Ty shoved a hand through his hair and turned his eyes to the dark countryside racing past. “I know what it’s like to lose someone in my command.”
He hadn’t intended to say that out loud. He hadn’t shared the experience with anyone. Maybe she hadn’t heard him.
But she turned to face him in the dark, the wind blowing her hair over her face. “Did it happen in combat?”
He heard the carefu
l respect in her tone. She knew what it meant, that loss. “The Pirate Wars,” he began, with some reluctance. “It was our last major campaign, a crackdown on sea terrorism. We saw the loss of two military underwater vehicles—six men, all captured by the pirates. I led the mission to extract them. It was my first as a commander.” He’d had Lopez with him, one of the best combat soldiers he’d ever worked with, and a great team to match. “Two of my men were killed. It’s hard to accept, the first time men in your command die. And maybe that never changes.” He swallowed.
“Did you find the captured crews?” she asked gently.
“I found them, found them all.” He pushed aside the grotesque mental images burned into his psyche for all eternity. Jake, dismembered...Chance’s head on a stake... Not all battle scars were visible, he knew. He’d relive the experience of finding those men for the rest of his days. “They were mutilated. Their body parts on public display.”
Banzai made a sound of dismay.
“I blamed myself for not getting there in time. And I blamed myself for the deaths of my men. I did everything right. Logic says it wasn’t my fault. But logic is not always the reality of our conscience.
“No,” she whispered. “It’s not.” Her suddenly anguished gaze lingered on his face. She looked as if she was about to reveal a nightmare of her own, but changed her mind.
Her pain roused his curiosity. What did she hide beneath that tough exterior? It was strange to see his dream woman as flesh and blood...and pain.
“So, you see,” he finished, watching her. “I know well the demons that drive a man to find those lost under his command. Or, her command.”
“I admit I have demons, Ty. More than my share. But they won’t hold me back from what I have to do.”

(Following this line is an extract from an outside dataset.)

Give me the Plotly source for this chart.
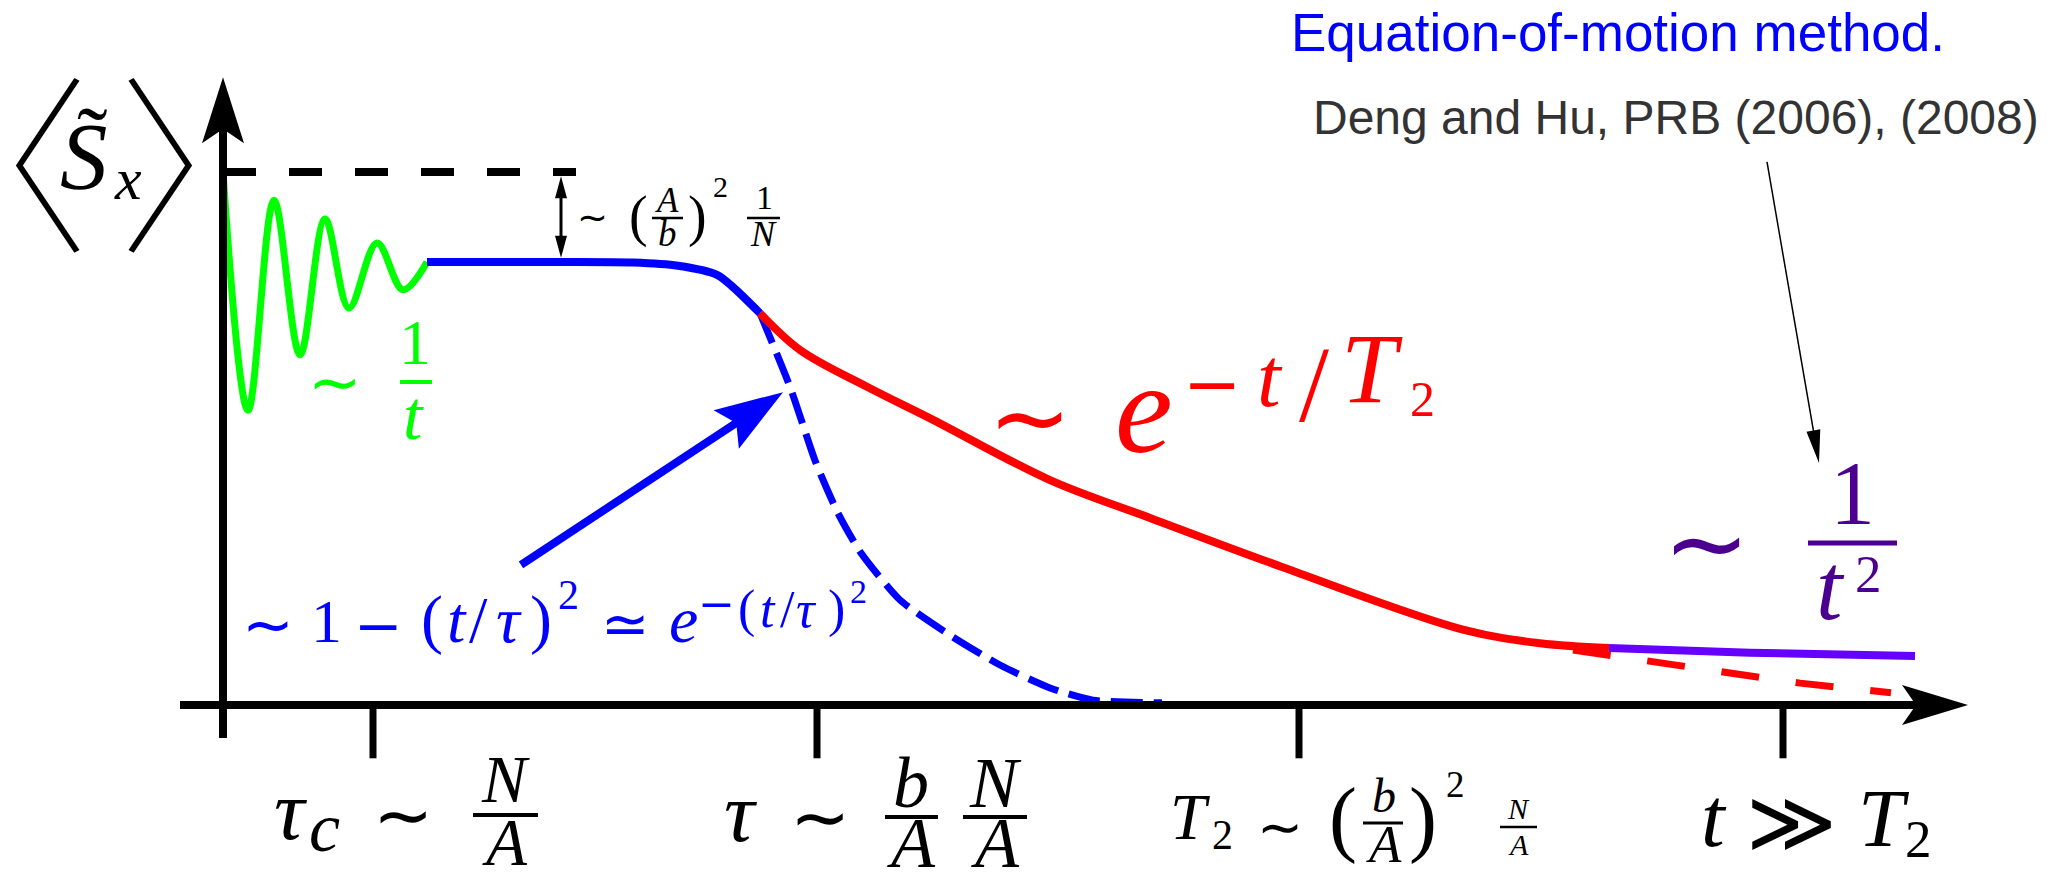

“No,” he said in a quiet voice. “Nor will mine.”
Chapter Fifteen
Bree glared at Ty. He was as determined as she, she realized. Unfortunately, their goals were vastly different. “American Fighting Man’s Code of Conduct, Article Three: ‘If I am captured I will continue to resist by all means available. I will make every effort to escape and will aid others to escape.’ Aid others, Ty. I’m bound by duty to look for her. Even if she weren’t my friend.”